As one would expect, much of this book is devoted to Vietnam, including the French imperialist involvement there followed by our nation’s war against North Vietnam. However wrong or right such involvement may have been, the writers in this collection ignore the atrocities that “Uncle Ho” perpetrated in the name of “land reform,” as well as the butchering of French missionaries, Vietnamese Catholics, and others by his Marxist cadres. Also unacknowledged by these advocates of peace and justice are the murders and genocides of successfully dreadful Marxist states, including the Soviet Union, China, and North Korea.

Yet, we are told, it is the U.S. with its “empire and exploitation” that is the cause of geopolitical disruption. For example, under “the American empire” of President George W. Bush there are “more than 20 million people who die per year due to structurally induced starvation,” and there are billions more who are “forced” to live on less than $2 per day. Structural is a word that appears often in these essays as it applies to the “inequities” that capitalism breeds. The opinions of the influential John Rawls are referenced here, since he has acutely described all the inequitable kinks caused by capitalism and, indeed, all the inequities in life itself.

But, according to one of the zealots in this book, even the perfectionist Rawls is found wanting because he disavowed civil disobedience as a pathway to imposing a “just society.” The über-egalitarian Rawls is written off because he makes a “monumental concession to the presumptive legitimacy of existing institutions in bourgeois, capitalist society.”

Insider cant like this appears throughout the book. Some of it is nearly inscrutable: “I argue, for example, for a legitimate, necessary, contemplative openness to the mystery of the natural, human, mar­ginalized, ontological, and religious other, but also that the contemplative articulation has to be complemented by a critique of the socio-economic system that tends to do in that otherness, exploit it, mar­ginalize it, deny it, kill it.” Such rhetorical camouflage reminds one of what philosopher Romano Guardini, who knew Nazism and communism intimately, wrote: “Too often ‘justice’ is used as a mask for quite different things.”

A species of Catholic social-justice teaching is also discussed in these pages, though it is used as a hammer to bash the imperfections of the U.S. Never is Catholic teaching used as a gauge to measure the success of the U.S. in meeting people’s needs, as opposed to the gross inequities in most countries of the world, where individuals’ lives are stunted by class, economic, and tribal divisions. Thus the word fascist is predictably used to describe America. The writers seem unaware that fascism is actually a kissing cousin to Marxism, both being top-down, totalitarian attempts at leveling out society and creating “the new man.” The concept that Marxism and fascism are opposites was ably exploited by Stalin in order to stigmatize his opponents and justify his “liquidation” of millions of people.

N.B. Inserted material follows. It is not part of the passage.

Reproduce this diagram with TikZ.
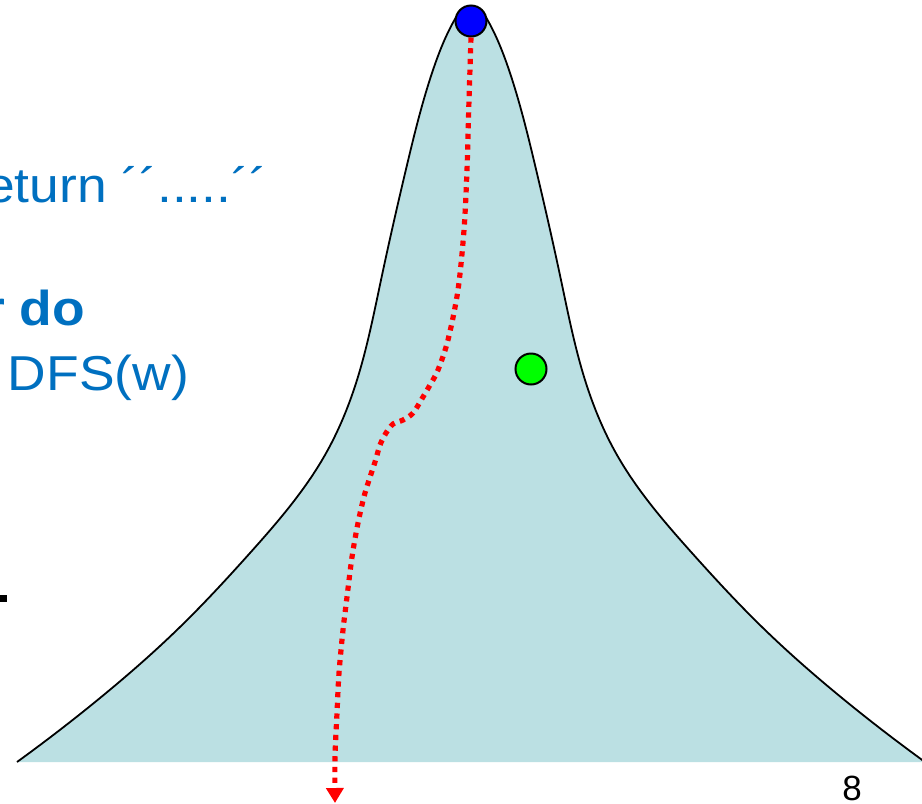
\documentclass[tikz,border=0pt]{standalone}
\usepackage{fontspec}
\setmainfont{Liberation Sans}
\usetikzlibrary{arrows.meta,hobby}
\definecolor{fillc}{RGB}{187,224,227}
\definecolor{txtblue}{RGB}{0,112,192}
\definecolor{dotblue}{RGB}{0,0,255}
\definecolor{dotgreen}{RGB}{0,255,0}
\begin{document}
\begin{tikzpicture}[x=0.5pt,y=-0.5pt,
  txt/.style={inner sep=0pt, outer sep=0pt, xscale=1.09, transform shape, text=txtblue, font=\fontsize{24.5pt}{29pt}\selectfont},
  vtx/.style={circle, draw=black, line width=1pt, minimum size=15.5pt, inner sep=0pt},
  route/.style={red, line width=2.6pt, dash pattern=on 2.6pt off 2.75pt, -{Triangle[width=8.5pt,length=7.5pt]}}]
\useasboundingbox (0,0) rectangle (922,804);
\clip (0,0) rectangle (922,804);
% peak shape
\draw[fill=fillc, line width=0.9pt, use Hobby shortcut]
  (17,762) .. (100,698) .. (180,627) .. (250,553) .. (325,455) .. (357,380)
  .. (381,280) .. (407,165) .. (433,70) .. (455,19) .. (471,6)
  .. (487,19) .. (509,70) .. (535,165) .. (561,280)
  .. (585,380) .. (617,455) .. (692,553) .. (762,627) .. (842,698) .. (925,762);
% texts
\node[txt, anchor=base east] (ret) at (267,202) {return ´´.....´´};
\node[txt, anchor=base east] (do) at (85,325) {\textbf{r do}};
\node[txt, anchor=base west] (dfs) at (8,390) {DFS(w)};
\node[inner sep=0pt, anchor=base, font=\fontsize{17.5pt}{21pt}\selectfont] (pg) at (852,800) {8};
\fill (0,595) rectangle (7,602);
% vertices
\node[vtx, fill=dotblue] (top) at (471,21) {};
\node[vtx, fill=dotgreen] (g) at (531,369) {};
\coordinate (tipend) at (335,803);
% route
\draw[route] plot[smooth, tension=0.5] coordinates {
  (top.south) (469,100) (467,170) (464,230) (458,290) (448,340) (438,370) (430,385)
  (423,397) (413,413) (403,420) (393,424) (386,433) (380,445) (375,462) (365,493)
  (358,523) (352,557) (347,597) (343,630) (339,673) (337,713) (335,757) (tipend)};
\end{tikzpicture}
\end{document}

This mistaken positioning of fascism and Marxism as opposites represents the disabling weakness of the essays in this book — these writers are like people who arrive in the middle of a movie and attempt to choose the good guys and bad guys. Then, as leftists are wont to do, they demand that the “inequities” that they see be leveled out, albeit according to their cultish standards. This is what the Catholic left means by being “prophetic”: permitting feelings to overrule reason, history, and experience. But this is the religion of Rousseau cum Oprah, not the religion of Jesus Christ.